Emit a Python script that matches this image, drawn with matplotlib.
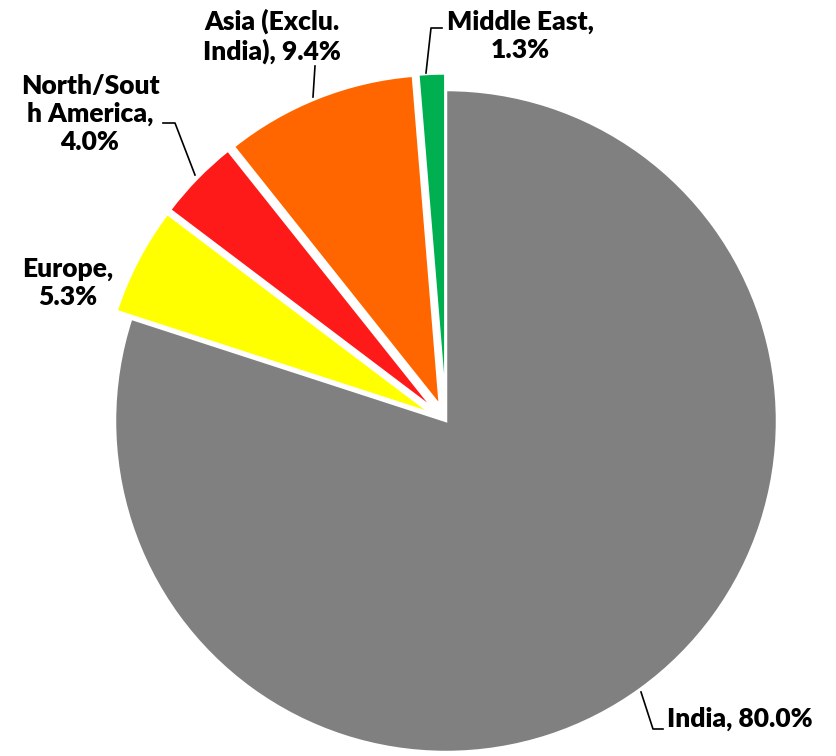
import matplotlib
matplotlib.use("Agg")
import matplotlib.pyplot as plt

regions = ["India", "Europe", "North/South America", "Asia (Exclu. India)", "Middle East"]
shares = [80.0, 5.3, 4.0, 9.4, 1.3]
label_text = ["India, 80.0%", "Europe,\n5.3%", "North/Sout\nh America,\n4.0%",
              "Asia (Exclu.\nIndia), 9.4%", "Middle East,\n1.3%"]
colors = ["#808080", "#FFFF00", "#FF1A1A", "#FF6600", "#00B050"]
explode = [0, 0.05, 0.05, 0.05, 0.05]

W, H = 836, 756
CX, CY, R = 446, 421, 331

def px(x, y):
    # pixel position -> data coords (radius 1 pie centred on CX, CY)
    return (x - CX) / R, (CY - y) / R

fig = plt.figure(figsize=(W / 100, H / 100), dpi=100)
ax = fig.add_axes([0, 0, 1, 1])
ax.pie(shares, colors=colors, startangle=90, counterclock=False, explode=explode,
       radius=1, wedgeprops=dict(edgecolor="white", linewidth=1.8))
ax.set_xlim(-CX / R, (W - CX) / R)
ax.set_ylim(-(H - CY) / R, CY / R)
ax.set_aspect("equal")
ax.axis("off")

font = dict(family=["Lato", "DejaVu Sans"], fontweight="heavy", fontsize=19,
            linespacing=1.2, color="black")

# label placement: (x, y, ha) in pixels
label_pos = [(667, 719, "left"), (68, 283, "center"), (90, 114, "center"),
             (272, 36, "center"), (520, 36, "center")]
for txt, (x, y, ha) in zip(label_text, label_pos):
    ax.text(*px(x, y), txt, ha=ha, va="center", **font)

# leader lines
leaders = [
    [(641, 692), (653, 729), (663, 729)],
    [(195, 175), (175, 123), (163, 123)],
    [(313, 97), (315, 66)],
    [(426, 73), (431, 28), (442, 28)],
]
for pts in leaders:
    xs, ys = zip(*[px(x, y) for x, y in pts])
    ax.plot(xs, ys, color="black", linewidth=1.2)

fig.savefig("out.png", dpi=100, facecolor="white")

━━━

YOUR GOAL ▸ Repeat the listing above up to and including the line with "import matplotlib.pyplot as plt", starting from its first line. Drop any pictures.

SOLUTION TO THE EXERCISE ▸
Emit a Python script that matches this image, drawn with matplotlib.
import matplotlib
matplotlib.use("Agg")
import matplotlib.pyplot as plt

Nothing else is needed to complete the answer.